Counsellor Abla Williams of the Association of Female Lawyers of Liberia (AFELL) and Liberia Feminist Forum (LFF) said it is preferable for people to consent before the act is committed instead of parents compelling children.  Williams said Liberia is a signatory to many laws that abolished FGM but it is still being practiced.  She added that the forum is aimed at reviewing some terminology in the proposed bill which is not stated clearly.  “We are in a fight with the political norms and political will, so we have to do thorough research and get people who have actually had the experience to look at the bill before presenting to the Legislature,” said Counsellor Williams.  Tonieh Tarlery-Wiles of the Independent National Commission on Human Rights disclosed that there are several FGM cases and the commission is working with the complainant and accused.  “We are saying that parents should not compel their kids to be mutilated and be tortured.
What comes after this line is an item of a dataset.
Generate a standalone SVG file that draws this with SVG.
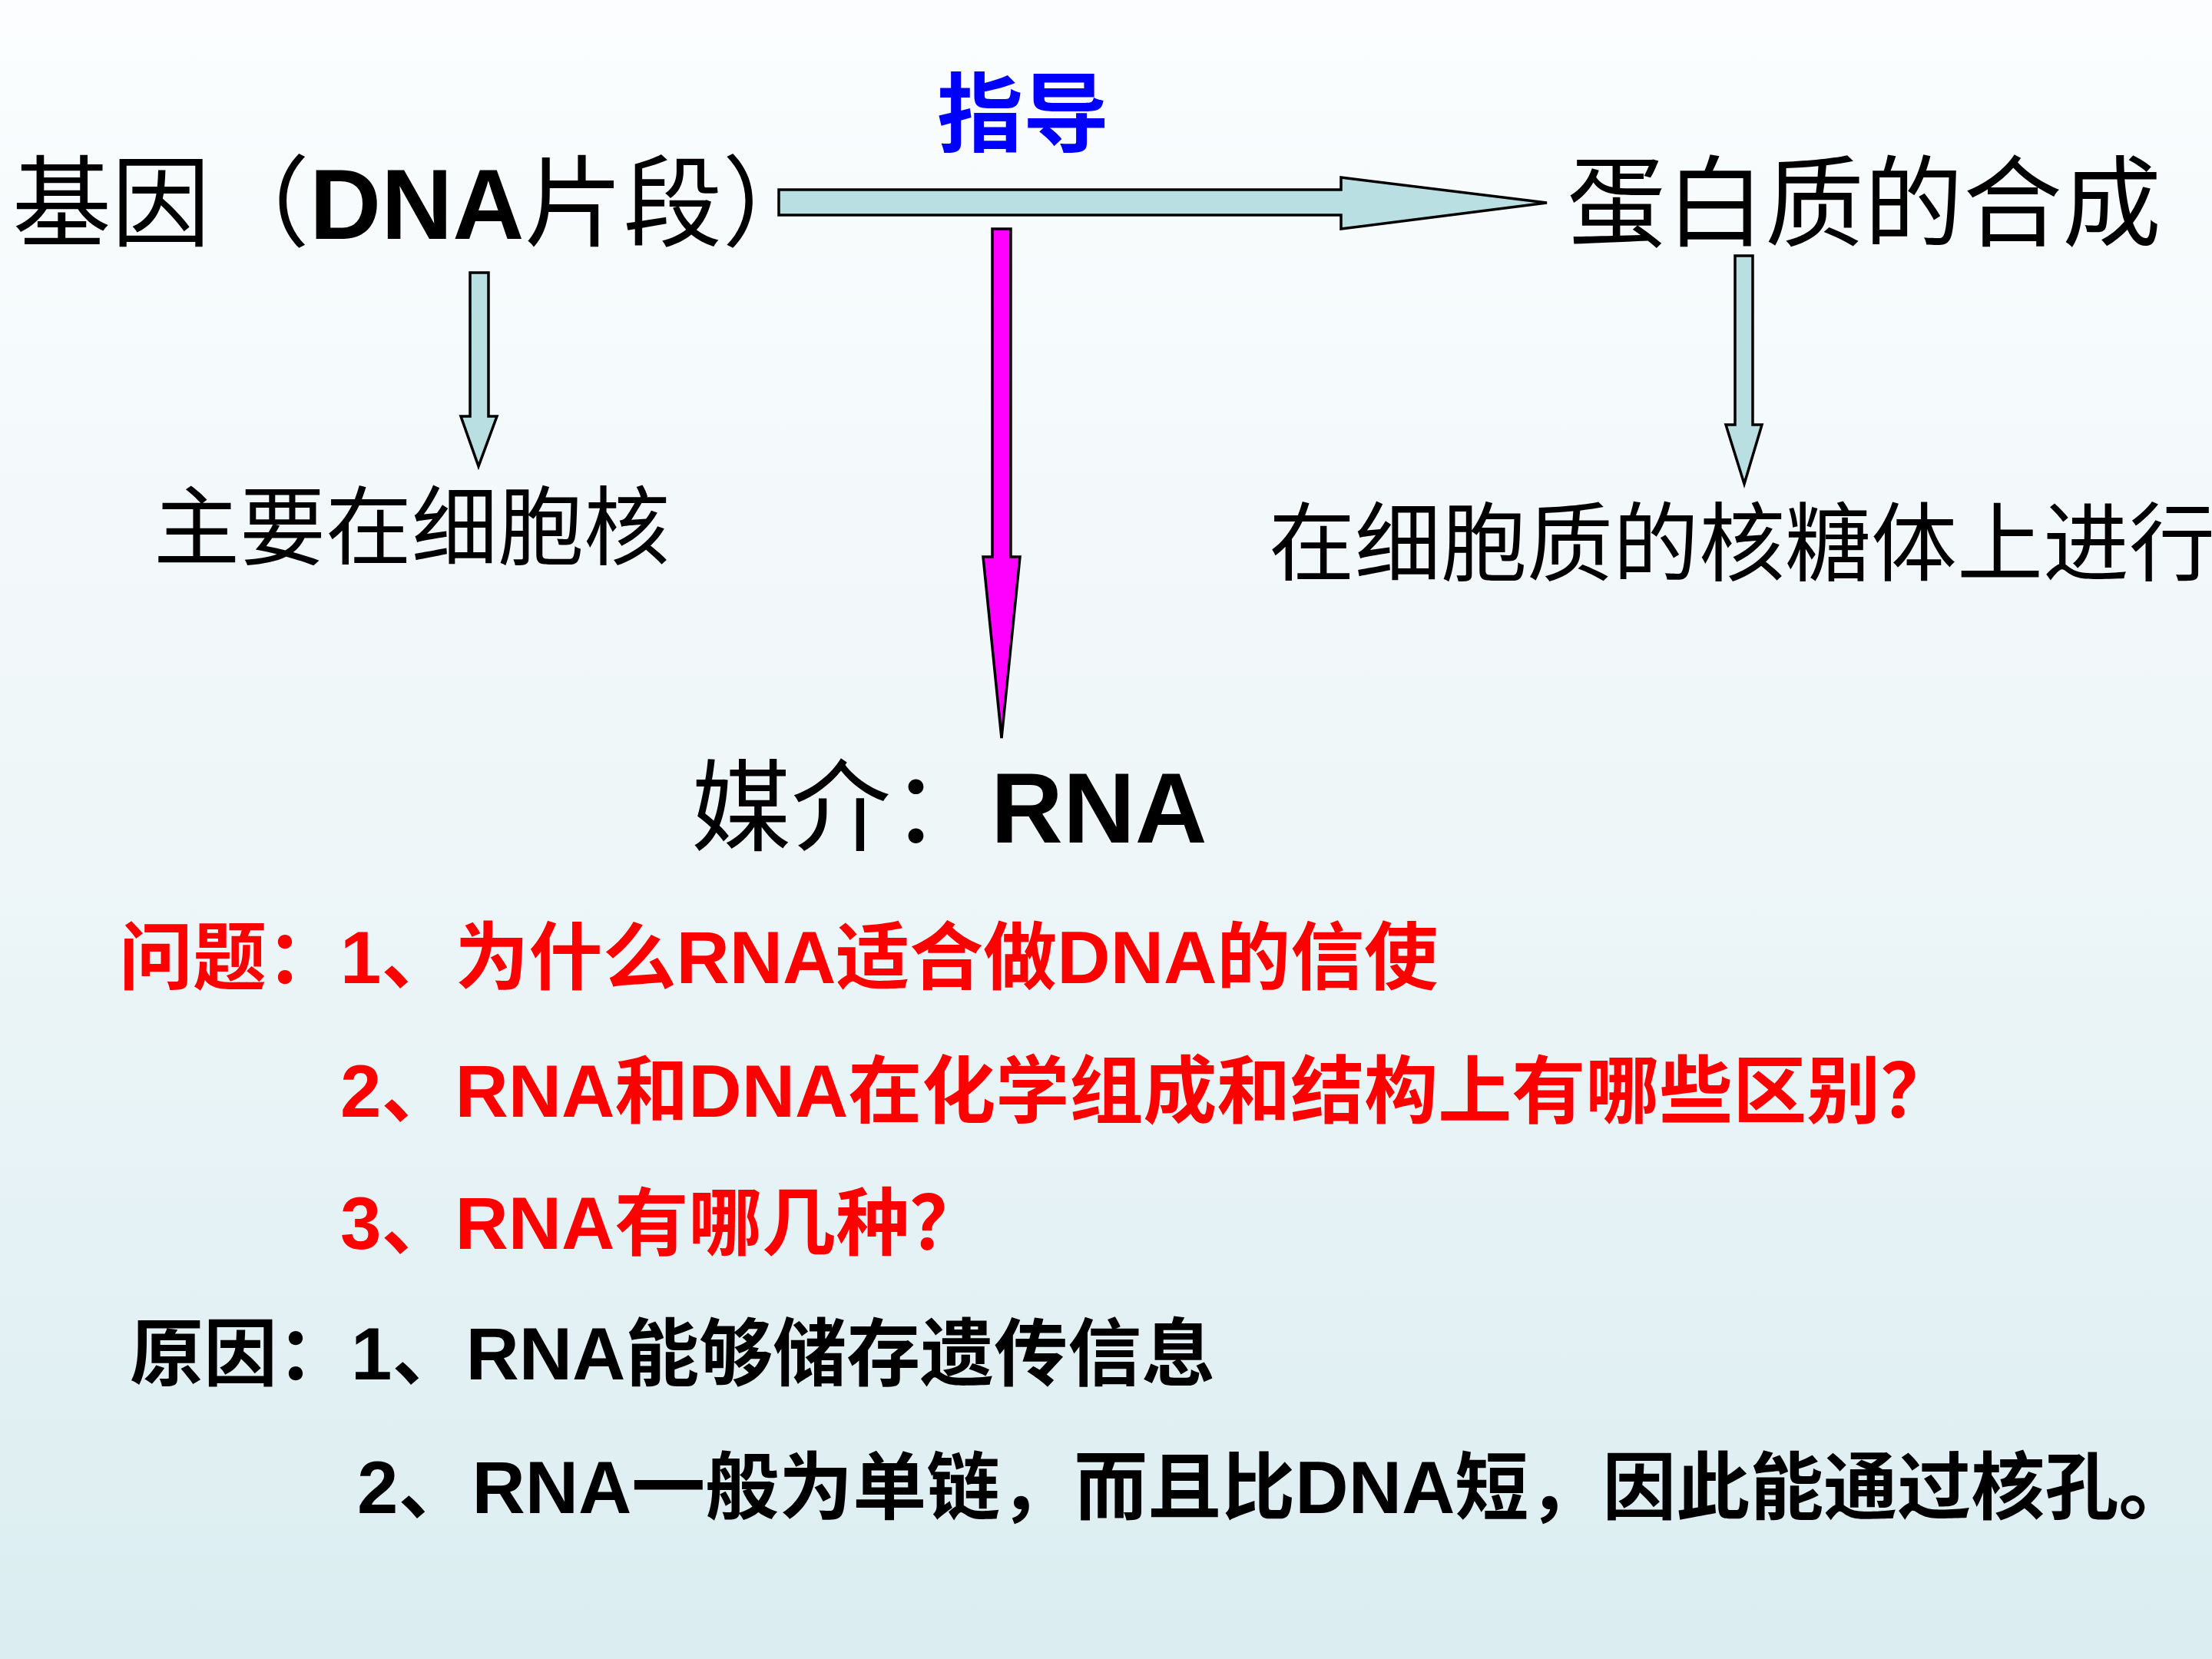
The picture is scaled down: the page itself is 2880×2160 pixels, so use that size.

We have to uphold the international protocols, we should not hide behind cultural harmful practices,” she said. 

Equality Now, an international organization, recently called on President George M. Weah, Vice President Jewel Howard Taylor and the 54th Legislature to enact and enforce a permanent and comprehensive law against the practice of FGM in Liberia.  The call was made on this year’s International Women’s Day in March, and came after the one-year ban on FGM that was put in place by former Liberian President Ellen Johnson Sirleaf through Executive Order 92. This ban came to an end on January 19th, 2019.  While expressing concern over the lack of a strong anti-FGM law, Equality Now’s Programme Officer of End Harmful Practices, Felister Gitonga pointed out that Liberia was bound by the regional and international human rights instruments that it had ratified.  She added that it was important for the West African nation to legislate its own law prohibiting the practice in the shortest time possible. “Presently, more than half of Liberian women are living with the consequences of the cut and many more are at risk. As it is, Liberia remains one of the three West African countries that do not have a law criminalizing FGM,” she said.  The Traditional Council of Chiefs and Elders also agreed to work with advocates and put an end to FGM, but they want more time for consultations with traditional communities.  Making the concession in February at programs marking the observance of the International Day of Zero Tolerance for FGM, Chief Momo Kiazolu lauded anti-FGM groups for reaching out and including them in the process.

Chief Kiazolu, who spoke on behalf of his boss Chief Zanzan Karwor, the head of the Traditional Council of Chiefs and Elders said, traditional leaders’ exclusion from the awareness of FGM created the delay in ending the menace.  Now that they have been recognized, he assured that the “harmful” traditional practice will be curbed, based on rigorous consultation across the country.  “When they started this process of FGM, they did not start with the traditional people but went ahead and were doing their own thing, but they were wasting their time,” he said.  “We are part of the global community; we cannot say no to them if they say yes because we will not stand. So, we are already in the process.  My Chief said I should tell you to just give us a small break. This thing belongs to people and we have to go and consult with them first from village to village and town to town.”